Summary: Precise communication in a handful of words? The editors at BBC News achieve it every day, offering remarkable headline usability.
- short (because people don't read much online);
- rich in information scent, clearly summarizing the target article;
- front-loaded with the most important keywords (because users often scan only the beginning of list items);
- understandable out of context (because headlines often appear without articles, as in search engine results); and
- predictable, so users know whether they'll like the full article before they click (because people don't return to sites that promise more than they deliver).
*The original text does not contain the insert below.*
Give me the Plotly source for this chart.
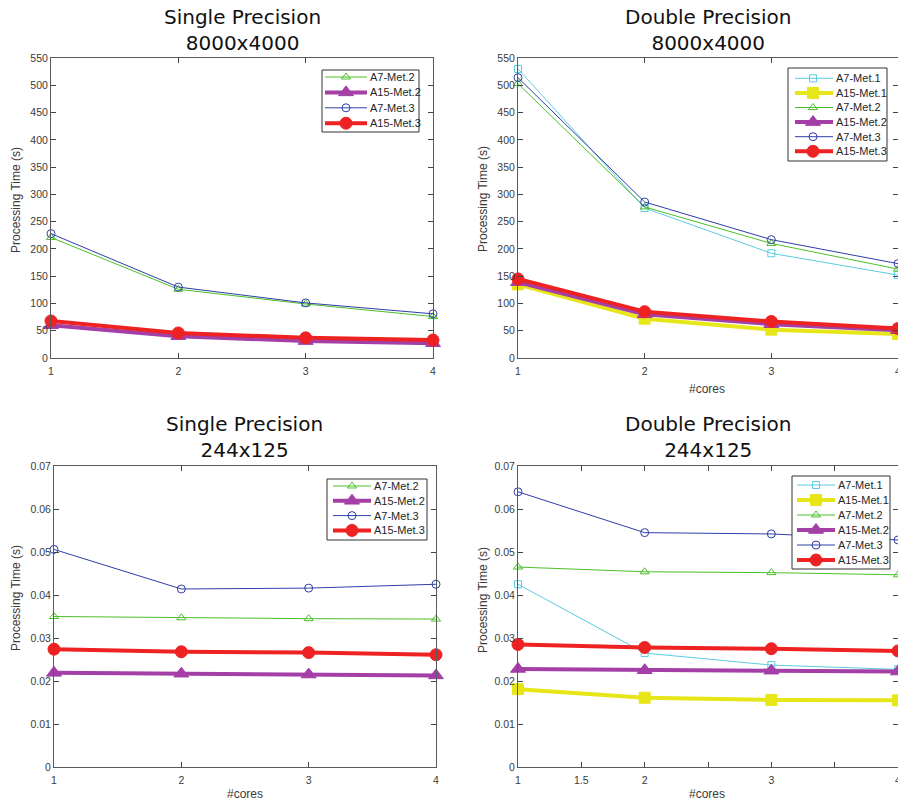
import plotly.graph_objects as go

# ---- data -------------------------------------------------------------
cores = [1, 2, 3, 4]

# Single precision, 8000x4000 (seconds)
sp_big_a7_met2 = [221, 126, 99, 76]
sp_big_a15_met2 = [60, 40, 31, 27]
sp_big_a7_met3 = [228, 130, 101, 81]
sp_big_a15_met3 = [68, 46, 37, 33]

# Double precision, 8000x4000 (seconds)
dp_big_a7_met1 = [530, 275, 192, 152]
dp_big_a15_met1 = [135, 72, 52, 44]
dp_big_a7_met2 = [503, 277, 210, 163]
dp_big_a15_met2 = [139, 80, 62, 51]
dp_big_a7_met3 = [514, 286, 217, 173]
dp_big_a15_met3 = [145, 85, 67, 54]

# Single precision, 244x125 (seconds)
sp_small_a7_met2 = [0.0350, 0.0347, 0.0345, 0.0344]
sp_small_a15_met2 = [0.0219, 0.0217, 0.0215, 0.0213]
sp_small_a7_met3 = [0.0506, 0.0414, 0.0416, 0.0425]
sp_small_a15_met3 = [0.0274, 0.0268, 0.0266, 0.0261]

# Double precision, 244x125 (seconds)
dp_small_a7_met1 = [0.0425, 0.0265, 0.0237, 0.0227]
dp_small_a15_met1 = [0.0181, 0.0161, 0.0156, 0.0155]
dp_small_a7_met2 = [0.0465, 0.0454, 0.0452, 0.0447]
dp_small_a15_met2 = [0.0228, 0.0225, 0.0224, 0.0222]
dp_small_a7_met3 = [0.0640, 0.0545, 0.0542, 0.0528]
dp_small_a15_met3 = [0.0285, 0.0278, 0.0275, 0.0270]

big_yticks = [0, 50, 100, 150, 200, 250, 300, 350, 400, 450, 500, 550]
small_yticks = [0, 0.01, 0.02, 0.03, 0.04, 0.05, 0.06, 0.07]

# ---- styles -----------------------------------------------------------
W, H = 898, 805
SANS = "Liberation Sans, Arial, sans-serif"
TICK_FONT = dict(family=SANS, size=10.5, color="#3a3a3a")
LABEL_FONT = dict(family=SANS, size=12, color="#3a3a3a")
LEGEND_FONT = dict(family=SANS, size=11, color="#262626")
TITLE_FONT = dict(family="DejaVu Sans, Verdana, sans-serif", size=20, color="#111111")

STYLE = {
    "A7-Met.1": dict(color="#5ccbe0", width=1, symbol="square-open", size=7),
    "A15-Met.1": dict(color="#e6e619", width=4, symbol="square", size=11),
    "A7-Met.2": dict(color="#4cc02a", width=1, symbol="triangle-up-open", size=8),
    "A15-Met.2": dict(color="#a33fa6", width=4, symbol="triangle-up", size=13),
    "A7-Met.3": dict(color="#2e3ea6", width=1, symbol="circle-open", size=8),
    "A15-Met.3": dict(color="#ee2222", width=4, symbol="circle", size=12),
}

fig = go.Figure()


def add_series(name, x, y, xa, ya, mode="lines+markers"):
    s = STYLE[name]
    fig.add_trace(go.Scatter(
        x=x, y=y, name=name, mode=mode, showlegend=False,
        xaxis=xa, yaxis=ya, cliponaxis=False, hoverinfo="skip" if xa == "x5" else None,
        line=dict(color=s["color"], width=s["width"]),
        marker=dict(symbol=s["symbol"], size=s["size"], color=s["color"],
                    line=dict(color=s["color"], width=1)),
    ))


# top-left
add_series("A7-Met.2", cores, sp_big_a7_met2, "x", "y")
add_series("A15-Met.2", cores, sp_big_a15_met2, "x", "y")
add_series("A7-Met.3", cores, sp_big_a7_met3, "x", "y")
add_series("A15-Met.3", cores, sp_big_a15_met3, "x", "y")
# top-right
add_series("A7-Met.1", cores, dp_big_a7_met1, "x2", "y2")
add_series("A15-Met.1", cores, dp_big_a15_met1, "x2", "y2")
add_series("A7-Met.2", cores, dp_big_a7_met2, "x2", "y2")
add_series("A15-Met.2", cores, dp_big_a15_met2, "x2", "y2")
add_series("A7-Met.3", cores, dp_big_a7_met3, "x2", "y2")
add_series("A15-Met.3", cores, dp_big_a15_met3, "x2", "y2")
# bottom-left
add_series("A7-Met.2", cores, sp_small_a7_met2, "x3", "y3")
add_series("A15-Met.2", cores, sp_small_a15_met2, "x3", "y3")
add_series("A7-Met.3", cores, sp_small_a7_met3, "x3", "y3")
add_series("A15-Met.3", cores, sp_small_a15_met3, "x3", "y3")
# bottom-right
add_series("A7-Met.1", cores, dp_small_a7_met1, "x4", "y4")
add_series("A15-Met.1", cores, dp_small_a15_met1, "x4", "y4")
add_series("A7-Met.2", cores, dp_small_a7_met2, "x4", "y4")
add_series("A15-Met.2", cores, dp_small_a15_met2, "x4", "y4")
add_series("A7-Met.3", cores, dp_small_a7_met3, "x4", "y4")
add_series("A15-Met.3", cores, dp_small_a15_met3, "x4", "y4")


def px_x(p):
    return p / W


def px_y(p):
    return 1 - p / H


# ---- in-axes legend boxes (drawn on a full-page pixel overlay) -------
LEGENDS = [
    dict(names=["A7-Met.2", "A15-Met.2", "A7-Met.3", "A15-Met.3"],
         box=(322, 70, 419, 132), y0=77, dy=15.4, lx=(325, 367), mx=346, tx=368),
    dict(names=["A7-Met.1", "A15-Met.1", "A7-Met.2", "A15-Met.2", "A7-Met.3", "A15-Met.3"],
         box=(788, 68, 887, 161), y0=78.3, dy=14.6, lx=(795, 833), mx=813, tx=834),
    dict(names=["A7-Met.2", "A15-Met.2", "A7-Met.3", "A15-Met.3"],
         box=(327, 479, 427, 540), y0=486, dy=14.8, lx=(333, 371), mx=352, tx=372),
    dict(names=["A7-Met.1", "A15-Met.1", "A7-Met.2", "A15-Met.2", "A7-Met.3", "A15-Met.3"],
         box=(792, 476, 890, 569), y0=485, dy=15, lx=(797, 835), mx=816, tx=836),
]

for lg in LEGENDS:
    l, t, r, b = lg["box"]
    fig.add_trace(go.Scatter(
        x=[l, r, r, l, l], y=[t, t, b, b, t], mode="lines", fill="toself",
        fillcolor="white", line=dict(color="#333333", width=1),
        xaxis="x5", yaxis="y5", showlegend=False, hoverinfo="skip"))
    for i, name in enumerate(lg["names"]):
        yc = lg["y0"] + i * lg["dy"]
        add_series(name, list(lg["lx"]), [yc, yc], "x5", "y5", mode="lines")
        add_series(name, [lg["mx"]], [yc], "x5", "y5", mode="markers")
        fig.add_annotation(text=name, x=px_x(lg["tx"]), y=px_y(yc), xref="paper", yref="paper",
                           xanchor="left", yanchor="middle", showarrow=False,
                           font=LEGEND_FONT)

# panel boxes in pixels: (left, right, top, bottom)
panels = {
    "": (51, 433, 58, 358),
    "2": (518, 898, 58, 358),
    "3": (54, 436, 466, 767),
    "4": (518, 898, 466, 767),
}

axis_common = dict(
    showline=True, linecolor="#5a5a5a", linewidth=1, mirror="ticks",
    ticks="inside", ticklen=5, tickcolor="#444444", tickwidth=1,
    showgrid=False, zeroline=False, tickfont=TICK_FONT, automargin=False,
    ticklabeloverflow="allow",
)

layout = {}
for key, (l, r, t, b) in panels.items():
    xa = "xaxis" + key
    ya = "yaxis" + key
    big = key in ("", "2")
    xticks = dict(tickvals=cores, ticktext=[str(c) for c in cores])
    if key == "4":
        xticks = dict(tickvals=[1, 1.5, 2, 2.5, 3, 3.5, 4],
                      ticktext=["1", "1.5", "2", "", "3", "", "4"])
    layout[xa] = dict(axis_common, domain=[px_x(l), px_x(r)], range=[1, 4],
                      anchor="y" + key, ticklabelstandoff=3, **xticks)
    yt = big_yticks if big else small_yticks
    layout[ya] = dict(axis_common, domain=[px_y(b), px_y(t)],
                      range=[yt[0], yt[-1]], anchor="x" + key,
                      tickvals=yt, ticktext=[("%g" % v) for v in yt])

layout["xaxis5"] = dict(domain=[0, 1], range=[0, W], visible=False, anchor="y5",
                        fixedrange=True)
layout["yaxis5"] = dict(domain=[0, 1], range=[H, 0], visible=False, anchor="x5",
                        fixedrange=True)

fig.update_layout(
    width=W, height=H,
    margin=dict(l=0, r=0, t=0, b=0),
    paper_bgcolor="white", plot_bgcolor="rgba(0,0,0,0)",
    showlegend=False,
    **layout,
)

# panel titles
titles = [
    ("Single Precision<br>8000x4000", (51 + 433) / 2, 3),
    ("Double Precision<br>8000x4000", (518 + 898) / 2, 3),
    ("Single Precision<br>244x125", (54 + 436) / 2, 410),
    ("Double Precision<br>244x125", (518 + 898) / 2, 410),
]
for txt, cx, ty in titles:
    fig.add_annotation(text=txt, x=px_x(cx), y=px_y(ty), xref="paper", yref="paper",
                       xanchor="center", yanchor="top", showarrow=False,
                       font=TITLE_FONT, align="center")

# axis titles
for cx, cy in [(16, 200), (483, 199), (16, 598), (483, 600)]:
    fig.add_annotation(text="Processing Time (s)", x=px_x(cx), y=px_y(cy),
                       xref="paper", yref="paper", textangle=-90, showarrow=False,
                       xanchor="center", yanchor="middle", font=LABEL_FONT)
for cx, cy in [(707, 389), (245, 794), (707, 794)]:
    fig.add_annotation(text="#cores", x=px_x(cx), y=px_y(cy),
                       xref="paper", yref="paper", showarrow=False,
                       xanchor="center", yanchor="middle", font=LABEL_FONT)

fig.write_html("out.html")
For several years, I've been very impressed with BBC News headlines, both on the main BBC homepage and on its dedicated news page. Most sites routinely violate headline guidelines, but BBC editors consistently do an awesome job.
Concise and Informative
On a recent visit, the BBC list of headlines for "other top stories" read as follows:
- Italy buries first quake victims
- Romania blamed over Moldova riots
- Ten arrested in UK anti-terrorism raids
- Villagers hurt in West Bank clash
- Mass Thai protest over leadership
- Iran accuses journalist of spying
Around the world in 38 words.
The average headline consumed a mere 5 words and 34 characters. The amount of meaning they squeezed into this brief space is incredible: every word works hard for its living. I'm rarely that concise.
Each headline conveys the gist of the story on its own, without requiring you to click. Even better, each gives you a very good idea of what you'll get if you do click and lets you judge — with a high degree of confidence — whether you'll be interested in the full article. As a result, you won't waste clicks. You'll click through to exactly those news items you want to read.
The site's top news headlines warrant a few additional keystrokes.
One breaking story, for example, had the following headline: "Suspected US missile strike kills four militants in tribal region in north-west Pakistan, officials say."
Readers would certainly know what happened, and would even get the general picture after the first 4 words.
To save space, the headline's writer might have deferred the attribution to the unnamed "officials" to the article itself. That information isn't something people need to know at the headline-scanning stage; an exception would be if a famous person or controversial source had claimed responsibility for the missile strike, in which case the attribution might be a reason for users to click.
Also, using "4" might be better than using "four" given the general guideline to prefer numerals for online writing. But in this particular headline, the word works as well as the numeral because users aren't likely to be scanning the front page for data about the specific number of militants killed. To research such facts, people would typically start by searching for articles about the missile strike, and then scan one or two to get the numbers.
Roots of Success?
So why is the BBC so good when most others are so bad? Maybe it's in the BBC's blood: The news organization originated as a radio station, where word count is at a premium and you must communicate clearly to immediately grab listeners. In a spoken medium, each word is gone as soon as it's uttered, so convoluted exposition confuses even more than it does in print.
Ceefax (one of the longest-surviving videotext services) also helped instill conciseness in BBC's journalists until it was closed in 2012. Text on pre-HD televisions had horrible resolution and only allowed for a minute word count (somewhat like mobile).
Whatever the reason, BBC News headlines are almost always written to the highest Web usability standards. Visit the site daily for a week and try to apply some of the BBC editors' discipline to your own headlines.